Repéré par César Franck quelques années plus tôt, le Pictavien Louis Vierne (1870-1937) entre au conservatoire de Paris à l’âge de vingt ans. Il devient le suppléant de Charles-Marie Widor, tant à sa classe d’orgue – et, de fait, à celle d’Alexandre Guilmant, lorsque ce cofondateur de la Schola Cantorum la reprend – qu’au grand Cavaillé-Coll de Saint-Sulpice. Si les querelles de Widor avec Gabriel Fauré, alors directeur du conservatoire, empêchent le jeune homme d’y enseigner, ce dernier peut s’en consoler avec un poste de titulaire de l’orgue de Notre-Dame de Paris, remporté à la suite d’un concours, en 1900. C’est d’ailleurs à la console abritée par ces murs que Vierne succombe à une embolie cardiaque, à soixante-six ans.

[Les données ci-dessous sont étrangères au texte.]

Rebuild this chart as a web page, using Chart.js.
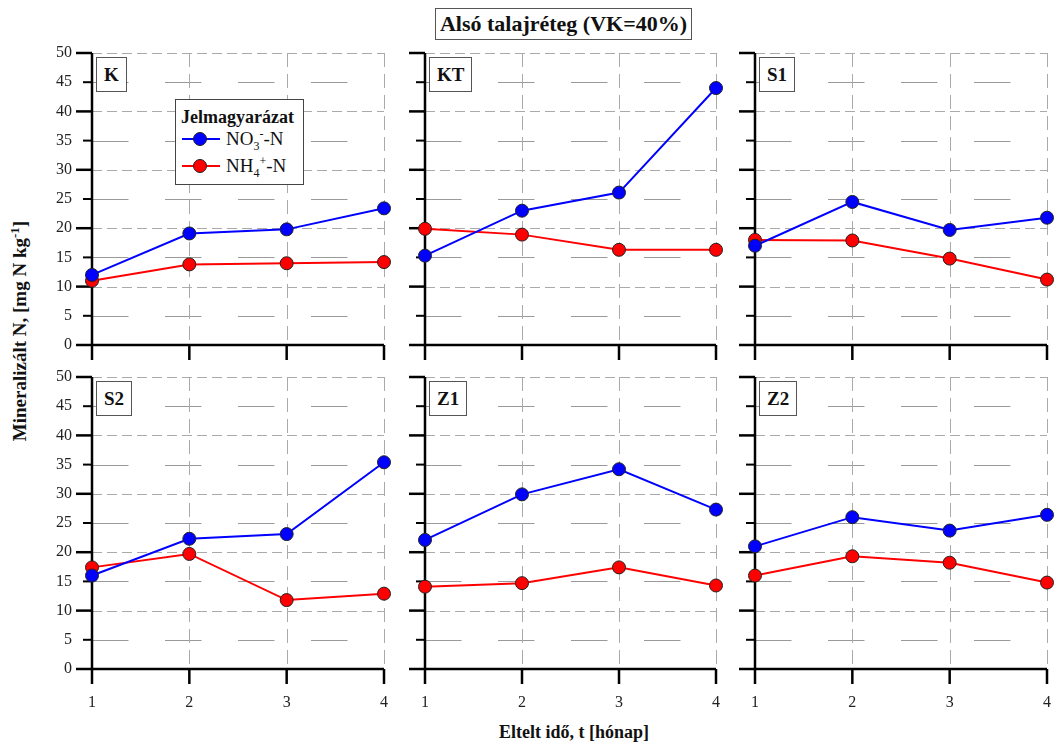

Ces dernières années, on ne cesse de redécouvrir les pièces du Parisien d’adoption [lire nos critiques de Clair obscur, Messe solennelle, et du Quintette pour piano par les Quatuor Ellipse et Quatuor Arthur-Leblanc]. L'exploration se poursuit aujourd’hui à travers trois opus, grâce à Frédérique Troivaux (élève de Bruno Rigutto, Konstantin Bogino, Mūza Rubackytė, etc.) et Dominique Hofer (élève de Dominique Hoppenot, Svetlana Bezrodnaya, Sergueï Diatchenko, etc.). La première joue un Fazzioli 228 quart de queue, le second un violon ayant appartenu à son grand-père, Étienne Delord.

Écrite peu avant le mariage de Vierne avec la fille du baryton Alexandre Taskin, Suite bourguignonne Op.17 (1900) n’annonce en rien les ombres à venir – la séparation d’avec Arlette (1909) et le décès de leurs deux fils (1913 et 1917). Franck Besingrand, auteur de la notice, la qualifie « d’une joie juvénile […] au croisement des influences de Franck, Fauré et Chabrier ». Créé salle Érard par sa dédicataire Juliette Toutain, le cycle remporte un vif succès, si bien que des sept portions originales quatre sont adaptées pour l’orchestre (1910), de même que les cinq extraits ici retenus invitent un duo. Les titres en annoncent le caractère apaisé (Idylle, Clair de lune) ou bondissant (Danse rustique, Aubade).

Moins d’une décennie plus tard, salle Pleyel, résonne la Sonate en sol mineur pour piano et violon Op.23 (1908). Les deux musiciens engagés sont Raoul Pugno et son frère de cœur, Eugène Ysaÿe. Au compositeur, ce dernier confie : « depuis celle de ton maître Franck [1886], je n’ai rien joué qui me fasse un tel effet. Il y a dedans tout ce que j’aime, solidité de forme, originalité des idées, invention réelle dans les développements, charme et force ». Au fil des quatre mouvements, on croise des climats épiques où la phrase de piano s’avère lyrique, des cordes inquiètes ou légères au point de voleter, ou encore un humour caustique propre à son auteur.

Inspiré par Tourgueniev, Ernest Chausson dédie Poème (1896) à Ysaÿe, où l’instrument du virtuose dialogue avec l’orchestre. Très attaché à l’œuvre, le Belge l’impose à plus d’un programmateur, et compte sur Vierne pour l’associer à une autre, tout aussi talentueuse. De ce projet nait Ballade Op.52, conçue en 1926 et dédiée, en définitive, à Jacques Thibaud. Pour la première fois au disque, nous entendons une version où le piano remplace la formation originale.